* BEGIN Given information *
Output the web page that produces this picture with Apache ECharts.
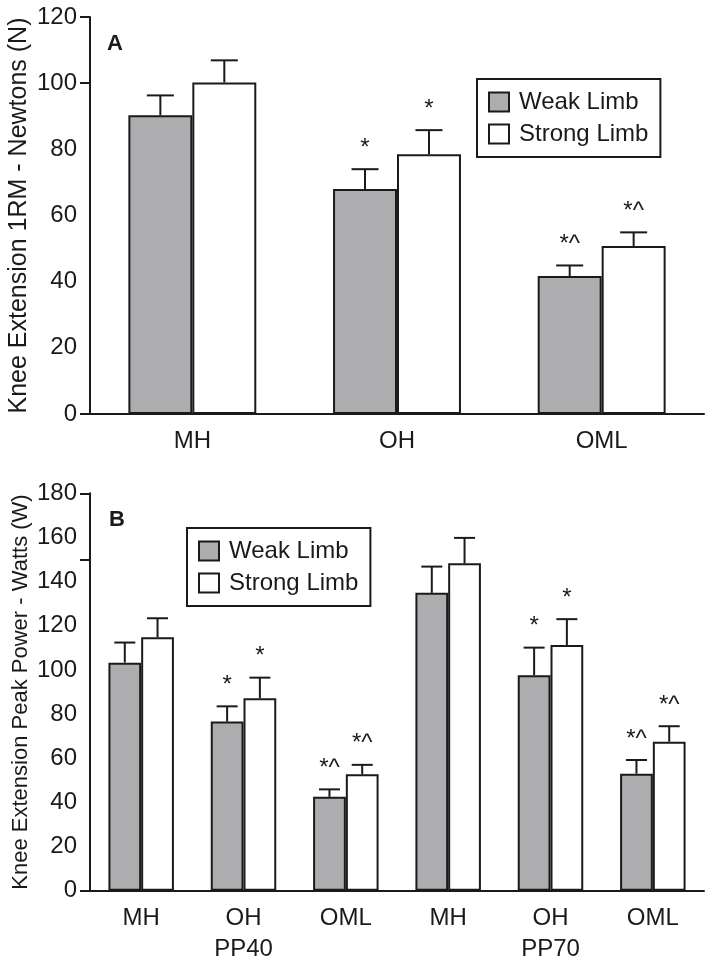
<!DOCTYPE html>
<html>
<head>
<meta charset="utf-8">
<script src="https://cdn.jsdelivr.net/npm/echarts@6/dist/echarts.min.js"></script>
<style>html,body{margin:0;padding:0;background:#fff}#c{width:714px;height:965px}</style>
</head>
<body>
<div id="c"></div>
<script>
// ---- Data ----
const categoriesA = ['MH', 'OH', 'OML'];
const weakA = [90.3, 68.0, 41.7];
const weakErrA = [6.0, 6.0, 3.2];
const strongA = [100.2, 78.5, 50.8];
const strongErrA = [6.7, 7.3, 4.1];
const weakNoteA = ['', '*', '*^'];
const strongNoteA = ['', '*', '*^'];

const categoriesB = ['MH', 'OH', 'OML', 'MH', 'OH', 'OML'];
const groupLabelsB = ['', 'PP40', '', '', 'PP70', ''];
const weakB = [103.3, 76.6, 42.5, 134.9, 97.6, 53.0];
const weakErrB = [9.1, 6.9, 3.4, 11.9, 12.5, 6.2];
const strongB = [114.8, 87.2, 52.7, 148.3, 111.3, 67.5];
const strongErrB = [8.6, 9.3, 4.3, 11.5, 11.7, 7.0];
const weakNoteB = ['', '*', '*^', '', '*', '*^'];
const strongNoteB = ['', '*', '*^', '', '*', '*^'];

const yTicksA = [0, 20, 40, 60, 80, 100, 120];
const yTicksB = [0, 20, 40, 60, 80, 100, 120, 140, 160, 180];

// ---- Style ----
const INK = '#1a1a1a';
const GREY = '#adadaf';
const FONT = 'Liberation Sans, Arial, Helvetica, sans-serif';
const gapA = 0.375, gapB = 0.36;

function errData(vals, errs, side) {
  return vals.map((v, i) => [i, v, v + errs[i], side]);
}
function makeRender(gap, capW, notes) {
  return function (params, api) {
    const ci = api.value(0);
    const side = api.value(3);
    const base = api.coord([ci, api.value(1)]);
    const top = api.coord([ci, api.value(2)]);
    const band = api.size([1, 0])[0];
    const bw = band * (1 - gap) / 2;
    const x = base[0] + (side ? bw / 2 : -bw / 2);
    const note = notes[side][params.dataIndex % notes[side].length];
    const children = [
      { type: 'line', shape: { x1: x, y1: base[1], x2: x, y2: top[1] }, style: { stroke: INK, lineWidth: 2 } },
      { type: 'line', shape: { x1: x - capW / 2, y1: top[1], x2: x + capW / 2, y2: top[1] }, style: { stroke: INK, lineWidth: 2 } }
    ];
    if (note) {
      children.push({ type: 'text', style: { text: note, x: x, y: top[1] - 21, align: 'center', verticalAlign: 'middle', fill: INK, font: '24px ' + FONT } });
    }
    return { type: 'group', children: children };
  };
}

const axisCommonX = {
  type: 'category',
  axisLine: { lineStyle: { color: INK, width: 2 } },
  axisTick: { length: 10, interval: 0, lineStyle: { color: INK, width: 2 } },
  axisLabel: { color: INK, fontSize: 24, fontFamily: FONT, margin: 12, interval: 0, lineHeight: 31 },
  splitLine: { show: false }
};
function yAxis(gridIndex, max, ticks, tickVals, name, nameSize) {
  return {
    type: 'value', gridIndex: gridIndex, min: 0, max: max, interval: 20,
    name: name, nameLocation: 'middle', nameGap: 58, nameMoveOverlap: false,
    nameTextStyle: { color: INK, fontSize: nameSize, fontFamily: FONT },
    axisLine: { show: true, lineStyle: { color: INK, width: 2 } },
    axisTick: { show: true, length: 10, customValues: tickVals, lineStyle: { color: INK, width: 2 } },
    axisLabel: { color: INK, fontSize: 24, fontFamily: FONT, margin: 13, customValues: ticks },
    splitLine: { show: false }
  };
}
function legend(left, top) {
  return {
    data: ['Weak Limb', 'Strong Limb'], orient: 'vertical', left: left, top: top,
    borderColor: INK, borderWidth: 2, padding: [11, 12, 11, 11],
    itemWidth: 20, itemHeight: 19, itemGap: 8, icon: 'rect',
    textStyle: { color: INK, fontSize: 24, fontFamily: FONT, lineHeight: 19, padding: [0, 0, 0, 5] },
    selectedMode: false
  };
}
const barStyle = (c) => ({ color: c, borderColor: INK, borderWidth: 2 });

const option = {
  animation: false,
  backgroundColor: '#fff',
  grid: [
    { left: 90, right: 10, top: 17, height: 397, containLabel: false, outerBoundsMode: 'none' },
    { left: 90, right: 10, top: 493.3, height: 397.4, containLabel: false, outerBoundsMode: 'none' }
  ],
  xAxis: [
    Object.assign({}, axisCommonX, { gridIndex: 0, data: categoriesA }),
    Object.assign({}, axisCommonX, {
      gridIndex: 1, data: categoriesB,
      axisLabel: Object.assign({}, axisCommonX.axisLabel, {
        formatter: (v, i) => groupLabelsB[i] ? v + '\n' + groupLabelsB[i] : v
      })
    })
  ],
  yAxis: [
    yAxis(0, 120, yTicksA, [0, 100, 120], 'Knee Extension 1RM - Newtons (N)', 25),
    yAxis(1, 180, yTicksB, [0, 150, 180], 'Knee Extension Peak Power - Watts (W)', 22)
  ],
  legend: [legend(477, 79), legend(187, 528)],
  graphic: [
    { type: 'text', left: 107, top: 33, style: { text: 'A', fill: INK, font: 'bold 22px ' + FONT } },
    { type: 'text', left: 109, top: 509, style: { text: 'B', fill: INK, font: 'bold 22px ' + FONT } }
  ],
  series: [
    { name: 'Weak Limb', type: 'bar', xAxisIndex: 0, yAxisIndex: 0, data: weakA, barGap: '0%', barCategoryGap: (gapA * 100) + '%', itemStyle: barStyle(GREY) },
    { name: 'Strong Limb', type: 'bar', xAxisIndex: 0, yAxisIndex: 0, data: strongA, barGap: '0%', barCategoryGap: (gapA * 100) + '%', itemStyle: barStyle('#ffffff') },
    { name: 'Weak Limb', type: 'bar', xAxisIndex: 1, yAxisIndex: 1, data: weakB, barGap: '0%', barCategoryGap: (gapB * 100) + '%', itemStyle: barStyle(GREY) },
    { name: 'Strong Limb', type: 'bar', xAxisIndex: 1, yAxisIndex: 1, data: strongB, barGap: '0%', barCategoryGap: (gapB * 100) + '%', itemStyle: barStyle('#ffffff') },
    { name: 'errA', type: 'custom', xAxisIndex: 0, yAxisIndex: 0, z: 5,
      data: errData(weakA, weakErrA, 0).concat(errData(strongA, strongErrA, 1)),
      renderItem: makeRender(gapA, 27, [weakNoteA, strongNoteA]) },
    { name: 'errB', type: 'custom', xAxisIndex: 1, yAxisIndex: 1, z: 5,
      data: errData(weakB, weakErrB, 0).concat(errData(strongB, strongErrB, 1)),
      renderItem: makeRender(gapB, 21, [weakNoteB, strongNoteB]) }
  ]
};
const chart = echarts.init(document.getElementById('c'), null, { renderer: 'canvas' });
chart.setOption(option);
</script>
</body>
</html>
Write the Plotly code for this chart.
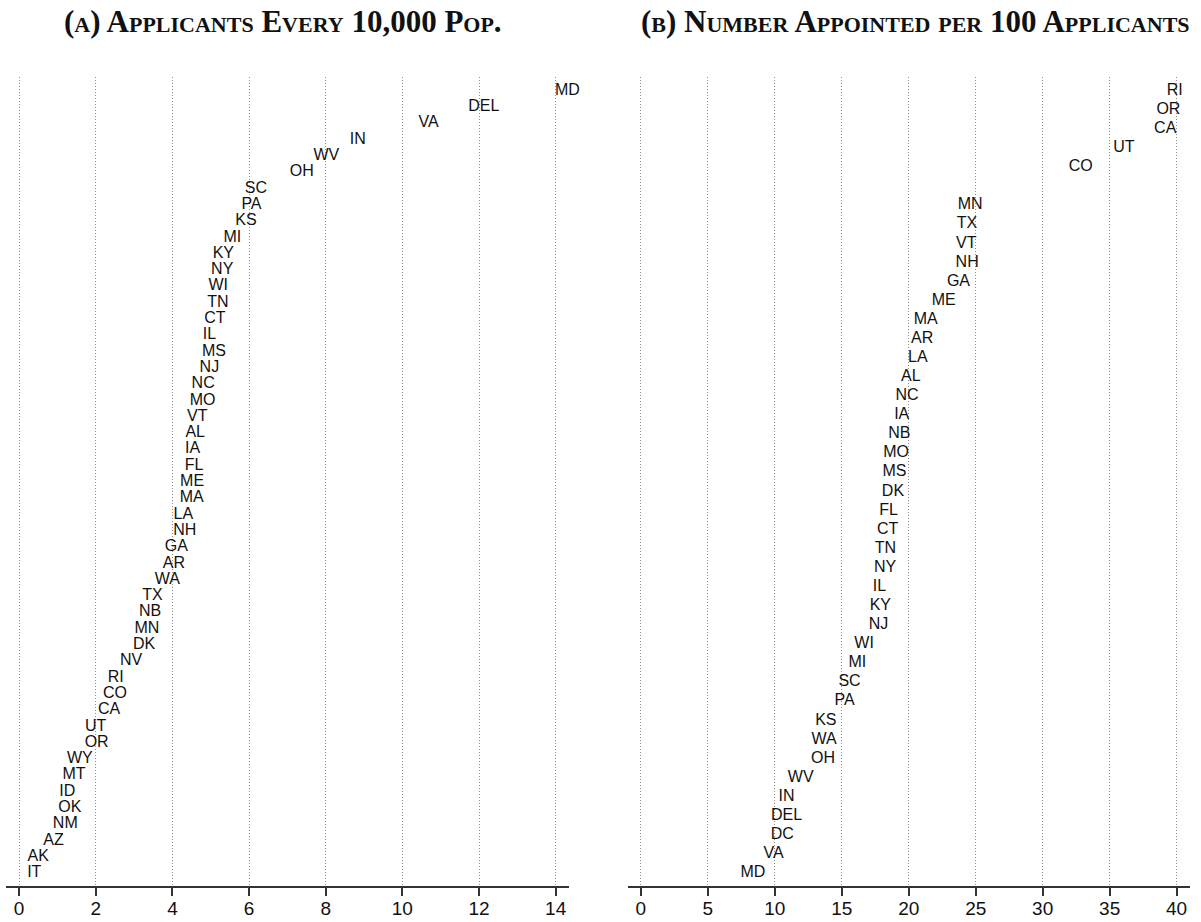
* END Given information *
- [Work instructions] Please take the lines from the beginning of the data above through the line holding "const strongNoteA = ['', '*', '*^'];" and transcribe them exactly, without any pictures.

- [Answer]
Output the web page that produces this picture with Apache ECharts.
<!DOCTYPE html>
<html>
<head>
<meta charset="utf-8">
<script src="https://cdn.jsdelivr.net/npm/echarts@6/dist/echarts.min.js"></script>
<style>html,body{margin:0;padding:0;background:#fff}#c{width:714px;height:965px}</style>
</head>
<body>
<div id="c"></div>
<script>
// ---- Data ----
const categoriesA = ['MH', 'OH', 'OML'];
const weakA = [90.3, 68.0, 41.7];
const weakErrA = [6.0, 6.0, 3.2];
const strongA = [100.2, 78.5, 50.8];
const strongErrA = [6.7, 7.3, 4.1];
const weakNoteA = ['', '*', '*^'];
const strongNoteA = ['', '*', '*^'];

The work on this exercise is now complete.